» **Set exercise**: Identify every line containing the word "seaborn" and reproduce each one.

» **Provided material**:
====

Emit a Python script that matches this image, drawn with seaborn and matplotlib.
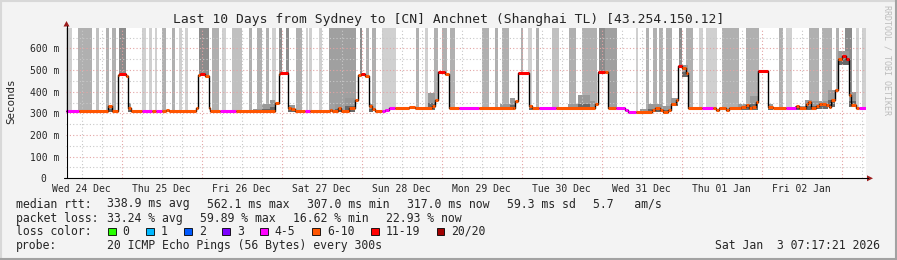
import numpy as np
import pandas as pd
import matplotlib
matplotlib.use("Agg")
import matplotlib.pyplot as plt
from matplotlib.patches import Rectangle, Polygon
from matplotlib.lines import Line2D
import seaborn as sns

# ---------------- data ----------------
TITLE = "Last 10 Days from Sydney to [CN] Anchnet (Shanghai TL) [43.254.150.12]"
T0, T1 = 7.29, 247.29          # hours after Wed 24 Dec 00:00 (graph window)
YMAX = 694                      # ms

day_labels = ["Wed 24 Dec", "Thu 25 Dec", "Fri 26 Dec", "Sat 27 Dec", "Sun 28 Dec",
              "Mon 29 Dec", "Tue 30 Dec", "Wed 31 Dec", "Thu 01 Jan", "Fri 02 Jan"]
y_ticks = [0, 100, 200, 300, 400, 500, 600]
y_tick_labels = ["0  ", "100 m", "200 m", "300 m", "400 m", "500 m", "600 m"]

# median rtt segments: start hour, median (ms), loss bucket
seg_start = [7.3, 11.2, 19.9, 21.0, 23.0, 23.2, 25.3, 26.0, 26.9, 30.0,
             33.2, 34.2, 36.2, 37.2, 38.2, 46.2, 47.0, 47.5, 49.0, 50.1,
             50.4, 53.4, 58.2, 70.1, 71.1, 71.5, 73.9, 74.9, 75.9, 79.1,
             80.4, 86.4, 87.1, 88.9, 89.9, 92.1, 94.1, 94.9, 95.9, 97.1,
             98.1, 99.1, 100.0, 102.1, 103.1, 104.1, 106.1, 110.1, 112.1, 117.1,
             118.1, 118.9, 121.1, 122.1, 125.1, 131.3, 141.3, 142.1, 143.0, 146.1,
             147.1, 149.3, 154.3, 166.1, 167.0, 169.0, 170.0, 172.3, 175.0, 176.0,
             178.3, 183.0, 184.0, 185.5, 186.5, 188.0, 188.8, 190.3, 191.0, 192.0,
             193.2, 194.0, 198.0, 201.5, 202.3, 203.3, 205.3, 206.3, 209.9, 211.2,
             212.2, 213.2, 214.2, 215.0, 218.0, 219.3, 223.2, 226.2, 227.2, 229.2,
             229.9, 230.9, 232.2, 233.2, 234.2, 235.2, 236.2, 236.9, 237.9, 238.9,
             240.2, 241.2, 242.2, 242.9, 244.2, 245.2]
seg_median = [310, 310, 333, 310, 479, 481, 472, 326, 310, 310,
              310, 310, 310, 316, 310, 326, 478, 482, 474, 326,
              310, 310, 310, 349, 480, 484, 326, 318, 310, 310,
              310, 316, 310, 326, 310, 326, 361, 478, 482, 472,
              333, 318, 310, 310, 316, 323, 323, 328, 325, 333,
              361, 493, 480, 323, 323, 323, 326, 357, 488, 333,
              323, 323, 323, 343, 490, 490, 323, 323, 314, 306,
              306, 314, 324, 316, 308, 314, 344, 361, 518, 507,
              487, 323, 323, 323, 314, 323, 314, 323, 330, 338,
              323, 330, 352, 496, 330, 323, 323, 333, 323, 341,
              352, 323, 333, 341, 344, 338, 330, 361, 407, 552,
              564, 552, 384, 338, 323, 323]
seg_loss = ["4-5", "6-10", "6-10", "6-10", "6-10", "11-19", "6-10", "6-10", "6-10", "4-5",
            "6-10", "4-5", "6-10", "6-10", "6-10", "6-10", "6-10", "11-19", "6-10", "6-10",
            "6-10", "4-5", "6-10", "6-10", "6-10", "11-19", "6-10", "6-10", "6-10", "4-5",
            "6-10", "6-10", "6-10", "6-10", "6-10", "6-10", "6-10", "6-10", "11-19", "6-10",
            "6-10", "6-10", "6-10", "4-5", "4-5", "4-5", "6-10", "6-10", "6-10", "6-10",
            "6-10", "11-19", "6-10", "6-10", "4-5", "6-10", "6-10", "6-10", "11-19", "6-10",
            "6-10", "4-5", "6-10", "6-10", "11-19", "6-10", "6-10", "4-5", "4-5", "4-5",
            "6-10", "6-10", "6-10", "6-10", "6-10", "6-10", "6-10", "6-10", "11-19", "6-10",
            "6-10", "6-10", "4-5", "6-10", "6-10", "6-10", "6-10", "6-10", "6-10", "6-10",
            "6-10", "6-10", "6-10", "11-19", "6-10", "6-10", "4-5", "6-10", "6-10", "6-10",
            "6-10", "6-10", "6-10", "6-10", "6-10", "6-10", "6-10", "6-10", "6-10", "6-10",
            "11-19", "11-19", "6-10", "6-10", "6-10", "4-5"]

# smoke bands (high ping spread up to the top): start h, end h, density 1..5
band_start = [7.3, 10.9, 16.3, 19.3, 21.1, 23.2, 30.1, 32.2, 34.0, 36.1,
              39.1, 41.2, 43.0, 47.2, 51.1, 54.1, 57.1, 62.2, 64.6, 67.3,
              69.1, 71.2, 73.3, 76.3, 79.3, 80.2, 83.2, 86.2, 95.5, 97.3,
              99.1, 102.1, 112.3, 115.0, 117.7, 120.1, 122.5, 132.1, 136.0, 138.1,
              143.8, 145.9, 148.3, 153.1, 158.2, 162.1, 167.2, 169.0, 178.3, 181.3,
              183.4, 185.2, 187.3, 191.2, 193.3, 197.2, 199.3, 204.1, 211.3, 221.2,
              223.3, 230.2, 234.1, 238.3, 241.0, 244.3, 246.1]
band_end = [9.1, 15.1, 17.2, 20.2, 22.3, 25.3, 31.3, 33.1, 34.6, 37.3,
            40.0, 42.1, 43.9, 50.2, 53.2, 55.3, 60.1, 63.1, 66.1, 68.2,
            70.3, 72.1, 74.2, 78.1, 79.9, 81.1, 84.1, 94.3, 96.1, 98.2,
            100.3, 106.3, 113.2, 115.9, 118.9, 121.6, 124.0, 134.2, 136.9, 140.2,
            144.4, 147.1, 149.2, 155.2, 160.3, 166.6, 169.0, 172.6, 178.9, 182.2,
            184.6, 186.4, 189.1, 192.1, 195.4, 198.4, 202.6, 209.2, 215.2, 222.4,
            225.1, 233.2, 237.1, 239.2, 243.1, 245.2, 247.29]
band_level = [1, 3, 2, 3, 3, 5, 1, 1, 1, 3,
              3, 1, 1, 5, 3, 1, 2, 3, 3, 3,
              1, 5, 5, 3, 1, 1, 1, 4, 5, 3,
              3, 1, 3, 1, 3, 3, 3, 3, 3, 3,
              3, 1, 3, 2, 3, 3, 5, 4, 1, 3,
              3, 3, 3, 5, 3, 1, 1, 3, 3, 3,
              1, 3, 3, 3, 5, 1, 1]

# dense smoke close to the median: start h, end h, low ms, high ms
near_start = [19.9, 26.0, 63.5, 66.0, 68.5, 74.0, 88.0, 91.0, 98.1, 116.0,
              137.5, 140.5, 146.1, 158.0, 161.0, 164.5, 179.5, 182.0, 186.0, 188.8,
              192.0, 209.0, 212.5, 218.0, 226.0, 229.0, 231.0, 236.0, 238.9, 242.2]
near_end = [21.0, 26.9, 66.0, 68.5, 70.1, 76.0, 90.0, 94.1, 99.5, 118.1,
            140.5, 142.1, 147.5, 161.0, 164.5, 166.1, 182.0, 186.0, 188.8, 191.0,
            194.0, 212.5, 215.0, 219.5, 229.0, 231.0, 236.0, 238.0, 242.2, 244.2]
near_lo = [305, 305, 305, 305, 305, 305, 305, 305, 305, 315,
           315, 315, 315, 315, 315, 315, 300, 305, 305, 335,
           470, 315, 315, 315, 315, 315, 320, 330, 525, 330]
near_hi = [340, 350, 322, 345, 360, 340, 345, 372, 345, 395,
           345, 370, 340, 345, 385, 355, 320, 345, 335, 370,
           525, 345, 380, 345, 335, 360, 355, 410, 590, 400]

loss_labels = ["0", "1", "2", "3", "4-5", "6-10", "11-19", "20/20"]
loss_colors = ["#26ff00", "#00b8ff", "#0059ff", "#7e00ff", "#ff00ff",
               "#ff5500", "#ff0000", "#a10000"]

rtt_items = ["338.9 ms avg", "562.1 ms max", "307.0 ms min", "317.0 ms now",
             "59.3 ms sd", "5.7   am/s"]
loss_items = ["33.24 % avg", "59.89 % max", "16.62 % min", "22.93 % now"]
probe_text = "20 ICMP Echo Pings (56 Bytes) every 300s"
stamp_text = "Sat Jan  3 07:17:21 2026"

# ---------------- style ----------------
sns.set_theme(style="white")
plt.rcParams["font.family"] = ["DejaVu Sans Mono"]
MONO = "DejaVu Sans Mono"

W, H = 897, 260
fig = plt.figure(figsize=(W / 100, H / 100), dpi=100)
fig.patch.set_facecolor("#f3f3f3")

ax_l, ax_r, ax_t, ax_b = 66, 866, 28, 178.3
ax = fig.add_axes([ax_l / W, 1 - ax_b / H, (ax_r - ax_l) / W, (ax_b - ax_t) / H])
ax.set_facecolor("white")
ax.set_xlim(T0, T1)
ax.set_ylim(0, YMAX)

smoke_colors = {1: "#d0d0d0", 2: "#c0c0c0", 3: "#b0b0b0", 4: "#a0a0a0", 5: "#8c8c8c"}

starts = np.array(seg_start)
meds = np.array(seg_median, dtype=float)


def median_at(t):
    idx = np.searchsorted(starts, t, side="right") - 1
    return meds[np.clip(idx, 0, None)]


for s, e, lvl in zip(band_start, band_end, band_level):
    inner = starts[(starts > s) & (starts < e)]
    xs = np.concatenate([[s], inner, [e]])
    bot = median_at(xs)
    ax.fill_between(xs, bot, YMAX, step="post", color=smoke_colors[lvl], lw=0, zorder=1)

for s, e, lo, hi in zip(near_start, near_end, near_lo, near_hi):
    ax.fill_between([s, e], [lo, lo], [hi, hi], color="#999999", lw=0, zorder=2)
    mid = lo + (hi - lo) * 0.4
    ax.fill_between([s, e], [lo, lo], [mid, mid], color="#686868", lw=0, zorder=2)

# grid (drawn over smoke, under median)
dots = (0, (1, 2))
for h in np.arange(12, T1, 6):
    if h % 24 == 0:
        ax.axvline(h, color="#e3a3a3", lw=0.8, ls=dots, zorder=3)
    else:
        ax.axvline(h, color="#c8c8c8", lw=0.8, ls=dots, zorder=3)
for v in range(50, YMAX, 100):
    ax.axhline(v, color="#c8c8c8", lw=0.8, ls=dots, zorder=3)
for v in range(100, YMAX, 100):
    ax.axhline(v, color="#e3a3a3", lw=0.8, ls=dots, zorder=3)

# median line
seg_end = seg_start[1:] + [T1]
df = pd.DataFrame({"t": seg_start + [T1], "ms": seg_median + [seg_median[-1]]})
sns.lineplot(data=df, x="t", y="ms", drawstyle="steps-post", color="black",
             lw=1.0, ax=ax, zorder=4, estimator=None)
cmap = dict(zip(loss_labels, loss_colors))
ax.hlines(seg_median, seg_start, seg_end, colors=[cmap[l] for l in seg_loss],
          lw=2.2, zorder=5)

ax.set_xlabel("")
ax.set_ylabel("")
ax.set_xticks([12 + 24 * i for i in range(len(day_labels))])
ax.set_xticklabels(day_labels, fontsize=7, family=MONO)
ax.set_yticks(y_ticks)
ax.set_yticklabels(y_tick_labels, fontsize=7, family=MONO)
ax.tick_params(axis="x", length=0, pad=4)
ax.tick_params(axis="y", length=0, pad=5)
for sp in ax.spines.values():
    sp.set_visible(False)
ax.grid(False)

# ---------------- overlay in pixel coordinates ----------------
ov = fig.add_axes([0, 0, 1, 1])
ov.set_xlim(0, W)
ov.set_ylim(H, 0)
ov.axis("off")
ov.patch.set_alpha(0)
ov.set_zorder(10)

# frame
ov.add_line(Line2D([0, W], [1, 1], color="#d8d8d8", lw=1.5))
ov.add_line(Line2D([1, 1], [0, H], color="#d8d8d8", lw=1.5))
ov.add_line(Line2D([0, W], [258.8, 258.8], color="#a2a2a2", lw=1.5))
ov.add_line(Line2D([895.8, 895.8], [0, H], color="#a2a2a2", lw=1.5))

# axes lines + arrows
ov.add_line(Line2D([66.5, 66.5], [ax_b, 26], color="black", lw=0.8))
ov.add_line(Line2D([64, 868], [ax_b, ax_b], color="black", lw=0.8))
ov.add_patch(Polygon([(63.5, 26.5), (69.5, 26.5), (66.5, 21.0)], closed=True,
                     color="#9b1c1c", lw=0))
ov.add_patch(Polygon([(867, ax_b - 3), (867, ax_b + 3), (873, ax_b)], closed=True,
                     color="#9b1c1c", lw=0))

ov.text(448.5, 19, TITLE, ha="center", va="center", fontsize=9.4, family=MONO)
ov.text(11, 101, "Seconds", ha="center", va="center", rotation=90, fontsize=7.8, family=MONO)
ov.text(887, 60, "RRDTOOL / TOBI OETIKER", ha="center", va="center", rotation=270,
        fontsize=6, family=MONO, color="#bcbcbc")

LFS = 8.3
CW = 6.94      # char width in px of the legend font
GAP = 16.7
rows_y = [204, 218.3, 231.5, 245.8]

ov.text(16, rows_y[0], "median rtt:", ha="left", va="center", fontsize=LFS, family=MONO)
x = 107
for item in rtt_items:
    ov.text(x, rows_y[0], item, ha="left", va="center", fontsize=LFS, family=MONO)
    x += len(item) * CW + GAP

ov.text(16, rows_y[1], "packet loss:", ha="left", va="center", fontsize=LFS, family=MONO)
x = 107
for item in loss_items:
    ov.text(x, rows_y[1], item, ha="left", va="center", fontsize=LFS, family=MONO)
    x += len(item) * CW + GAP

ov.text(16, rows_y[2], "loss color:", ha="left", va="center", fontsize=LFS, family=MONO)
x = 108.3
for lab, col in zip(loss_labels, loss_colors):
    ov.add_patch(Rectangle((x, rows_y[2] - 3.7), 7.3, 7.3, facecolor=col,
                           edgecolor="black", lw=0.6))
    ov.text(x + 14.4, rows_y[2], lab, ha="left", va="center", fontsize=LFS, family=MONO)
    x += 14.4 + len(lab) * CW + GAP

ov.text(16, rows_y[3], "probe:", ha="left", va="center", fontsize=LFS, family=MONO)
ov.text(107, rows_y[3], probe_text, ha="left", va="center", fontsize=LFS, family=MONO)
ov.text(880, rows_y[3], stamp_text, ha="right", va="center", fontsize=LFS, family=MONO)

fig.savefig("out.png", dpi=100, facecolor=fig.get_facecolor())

====

» **The result**:
Emit a Python script that matches this image, drawn with seaborn and matplotlib.
import seaborn as sns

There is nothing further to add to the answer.